§ Data rows
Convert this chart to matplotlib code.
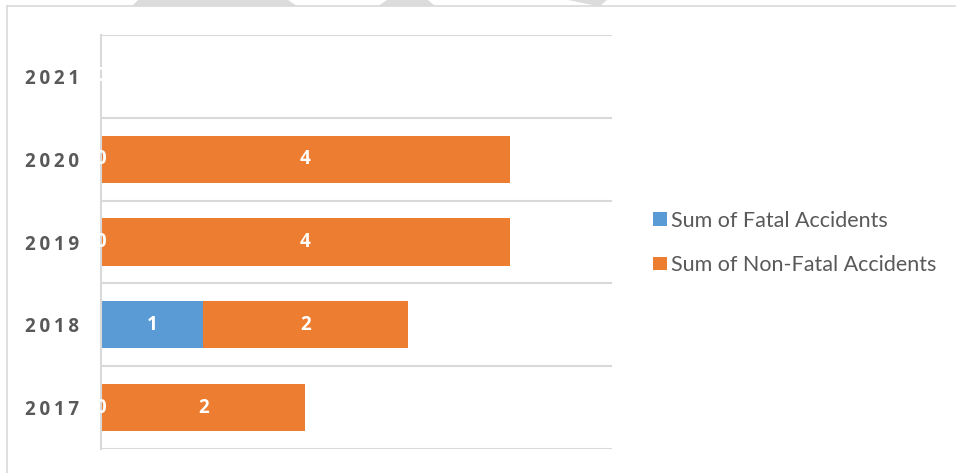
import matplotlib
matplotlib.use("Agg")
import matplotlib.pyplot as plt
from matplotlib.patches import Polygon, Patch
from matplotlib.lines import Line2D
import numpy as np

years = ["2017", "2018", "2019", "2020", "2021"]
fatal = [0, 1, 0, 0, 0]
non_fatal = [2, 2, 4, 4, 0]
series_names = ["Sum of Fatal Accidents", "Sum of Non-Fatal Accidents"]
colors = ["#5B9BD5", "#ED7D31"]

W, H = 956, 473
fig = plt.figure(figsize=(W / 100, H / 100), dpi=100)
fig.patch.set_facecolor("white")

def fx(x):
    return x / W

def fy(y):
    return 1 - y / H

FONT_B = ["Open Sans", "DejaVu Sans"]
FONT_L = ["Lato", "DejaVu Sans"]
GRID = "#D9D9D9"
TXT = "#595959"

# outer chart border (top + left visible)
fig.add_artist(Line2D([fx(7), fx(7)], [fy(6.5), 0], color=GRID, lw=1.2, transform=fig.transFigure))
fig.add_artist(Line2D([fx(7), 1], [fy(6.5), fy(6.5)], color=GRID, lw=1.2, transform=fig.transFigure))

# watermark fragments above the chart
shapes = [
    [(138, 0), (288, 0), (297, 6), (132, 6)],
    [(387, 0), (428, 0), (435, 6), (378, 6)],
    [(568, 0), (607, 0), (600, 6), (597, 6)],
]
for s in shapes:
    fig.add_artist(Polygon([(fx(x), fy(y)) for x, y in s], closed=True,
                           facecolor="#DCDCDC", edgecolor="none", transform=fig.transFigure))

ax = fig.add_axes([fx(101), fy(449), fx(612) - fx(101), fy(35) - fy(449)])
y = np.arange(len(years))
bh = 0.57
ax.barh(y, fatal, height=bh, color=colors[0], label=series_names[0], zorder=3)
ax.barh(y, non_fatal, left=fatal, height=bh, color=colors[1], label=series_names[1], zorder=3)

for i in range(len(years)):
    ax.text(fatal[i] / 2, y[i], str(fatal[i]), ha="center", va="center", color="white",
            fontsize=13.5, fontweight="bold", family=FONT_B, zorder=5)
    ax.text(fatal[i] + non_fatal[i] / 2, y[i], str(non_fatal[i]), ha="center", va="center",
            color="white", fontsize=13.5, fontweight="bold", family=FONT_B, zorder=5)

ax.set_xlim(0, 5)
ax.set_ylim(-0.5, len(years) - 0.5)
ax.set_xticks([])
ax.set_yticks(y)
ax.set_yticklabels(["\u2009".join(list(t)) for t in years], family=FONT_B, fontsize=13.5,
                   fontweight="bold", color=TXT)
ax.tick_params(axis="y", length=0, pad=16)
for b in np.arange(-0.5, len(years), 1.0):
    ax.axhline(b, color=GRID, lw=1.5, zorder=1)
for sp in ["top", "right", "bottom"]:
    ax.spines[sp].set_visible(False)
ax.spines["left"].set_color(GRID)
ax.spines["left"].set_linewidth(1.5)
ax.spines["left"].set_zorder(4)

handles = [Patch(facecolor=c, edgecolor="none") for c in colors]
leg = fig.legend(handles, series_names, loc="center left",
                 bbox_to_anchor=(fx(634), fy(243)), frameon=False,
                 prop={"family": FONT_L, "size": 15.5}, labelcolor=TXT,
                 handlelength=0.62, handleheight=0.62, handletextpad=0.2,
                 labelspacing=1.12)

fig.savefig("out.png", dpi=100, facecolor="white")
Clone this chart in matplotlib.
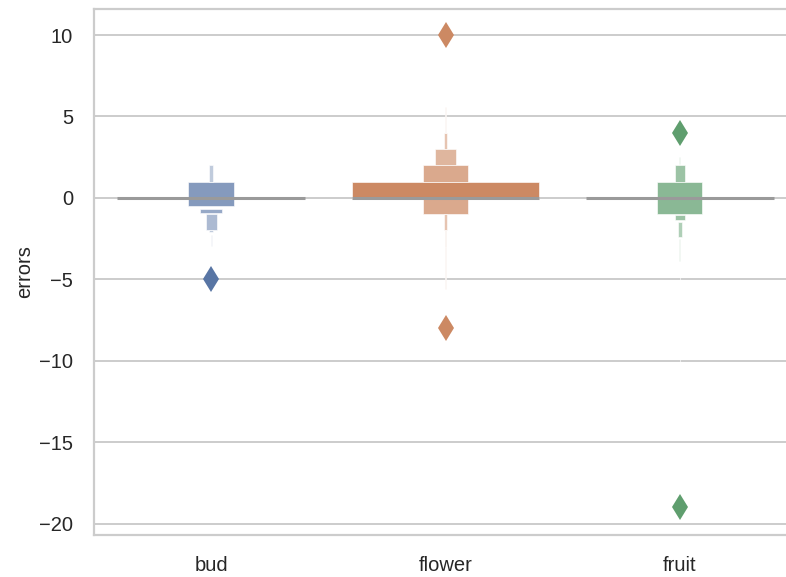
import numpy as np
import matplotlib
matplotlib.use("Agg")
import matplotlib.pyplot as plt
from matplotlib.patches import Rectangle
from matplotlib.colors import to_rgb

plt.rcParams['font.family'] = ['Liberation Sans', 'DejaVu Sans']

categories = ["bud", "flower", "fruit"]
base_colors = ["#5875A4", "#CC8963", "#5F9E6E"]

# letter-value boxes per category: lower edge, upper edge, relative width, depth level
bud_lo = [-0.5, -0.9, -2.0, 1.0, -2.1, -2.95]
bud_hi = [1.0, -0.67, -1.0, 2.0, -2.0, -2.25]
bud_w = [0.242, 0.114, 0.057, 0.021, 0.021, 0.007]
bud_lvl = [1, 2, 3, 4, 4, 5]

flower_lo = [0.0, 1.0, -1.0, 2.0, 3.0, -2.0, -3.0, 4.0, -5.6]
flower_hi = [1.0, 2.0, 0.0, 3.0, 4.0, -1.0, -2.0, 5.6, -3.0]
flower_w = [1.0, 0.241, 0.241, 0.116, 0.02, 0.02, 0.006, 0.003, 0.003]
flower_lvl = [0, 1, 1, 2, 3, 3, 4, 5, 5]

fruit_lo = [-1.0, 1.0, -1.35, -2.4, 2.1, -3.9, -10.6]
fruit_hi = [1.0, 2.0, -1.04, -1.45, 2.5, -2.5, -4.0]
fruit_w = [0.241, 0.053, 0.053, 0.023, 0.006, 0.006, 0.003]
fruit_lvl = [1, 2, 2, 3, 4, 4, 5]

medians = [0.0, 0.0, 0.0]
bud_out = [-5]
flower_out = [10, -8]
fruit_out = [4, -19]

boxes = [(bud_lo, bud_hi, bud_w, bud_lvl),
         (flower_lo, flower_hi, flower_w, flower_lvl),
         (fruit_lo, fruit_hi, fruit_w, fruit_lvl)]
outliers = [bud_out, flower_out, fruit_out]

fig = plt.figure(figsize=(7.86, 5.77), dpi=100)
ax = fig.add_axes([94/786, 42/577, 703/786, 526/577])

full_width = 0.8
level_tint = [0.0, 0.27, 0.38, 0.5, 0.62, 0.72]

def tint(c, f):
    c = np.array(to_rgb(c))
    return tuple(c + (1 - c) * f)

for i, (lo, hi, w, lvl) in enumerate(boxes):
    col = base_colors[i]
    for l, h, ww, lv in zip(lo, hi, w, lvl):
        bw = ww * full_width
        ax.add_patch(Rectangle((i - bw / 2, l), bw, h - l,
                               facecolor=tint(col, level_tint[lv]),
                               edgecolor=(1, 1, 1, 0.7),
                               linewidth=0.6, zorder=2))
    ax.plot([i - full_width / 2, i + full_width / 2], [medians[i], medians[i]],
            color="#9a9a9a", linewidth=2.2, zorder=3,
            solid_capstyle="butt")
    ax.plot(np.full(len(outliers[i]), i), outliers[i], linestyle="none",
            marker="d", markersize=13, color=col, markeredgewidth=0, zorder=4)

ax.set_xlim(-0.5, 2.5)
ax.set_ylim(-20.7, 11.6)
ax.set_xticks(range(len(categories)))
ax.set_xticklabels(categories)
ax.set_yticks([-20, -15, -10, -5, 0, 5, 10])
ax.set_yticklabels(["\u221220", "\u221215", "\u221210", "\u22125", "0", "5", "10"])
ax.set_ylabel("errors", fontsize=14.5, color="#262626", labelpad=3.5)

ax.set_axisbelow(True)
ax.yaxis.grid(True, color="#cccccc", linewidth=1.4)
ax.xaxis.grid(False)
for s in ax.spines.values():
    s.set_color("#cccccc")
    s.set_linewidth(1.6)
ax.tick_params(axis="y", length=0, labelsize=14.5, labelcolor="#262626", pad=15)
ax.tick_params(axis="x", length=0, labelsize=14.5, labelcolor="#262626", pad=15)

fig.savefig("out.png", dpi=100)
...
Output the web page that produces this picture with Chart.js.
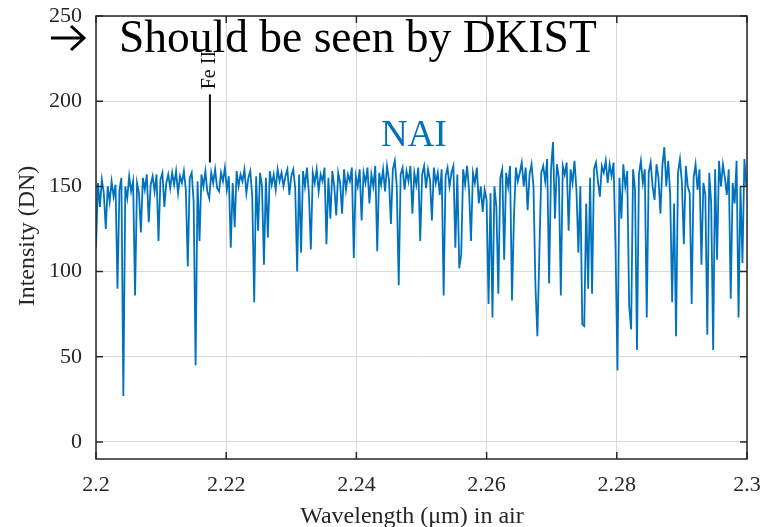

§ Problem description
Give back the exact lines above, running from the one that has "Convert this chart to matplotlib code." through the one that has "fy(6.5)], color=GRID, lw=1.2, transform=fig.transFigure))", with nothing added and no pictures.

§ Solution to the problem
Convert this chart to matplotlib code.
import matplotlib
matplotlib.use("Agg")
import matplotlib.pyplot as plt
from matplotlib.patches import Polygon, Patch
from matplotlib.lines import Line2D
import numpy as np

years = ["2017", "2018", "2019", "2020", "2021"]
fatal = [0, 1, 0, 0, 0]
non_fatal = [2, 2, 4, 4, 0]
series_names = ["Sum of Fatal Accidents", "Sum of Non-Fatal Accidents"]
colors = ["#5B9BD5", "#ED7D31"]

W, H = 956, 473
fig = plt.figure(figsize=(W / 100, H / 100), dpi=100)
fig.patch.set_facecolor("white")

def fx(x):
    return x / W

def fy(y):
    return 1 - y / H

FONT_B = ["Open Sans", "DejaVu Sans"]
FONT_L = ["Lato", "DejaVu Sans"]
GRID = "#D9D9D9"
TXT = "#595959"

# outer chart border (top + left visible)
fig.add_artist(Line2D([fx(7), fx(7)], [fy(6.5), 0], color=GRID, lw=1.2, transform=fig.transFigure))
fig.add_artist(Line2D([fx(7), 1], [fy(6.5), fy(6.5)], color=GRID, lw=1.2, transform=fig.transFigure))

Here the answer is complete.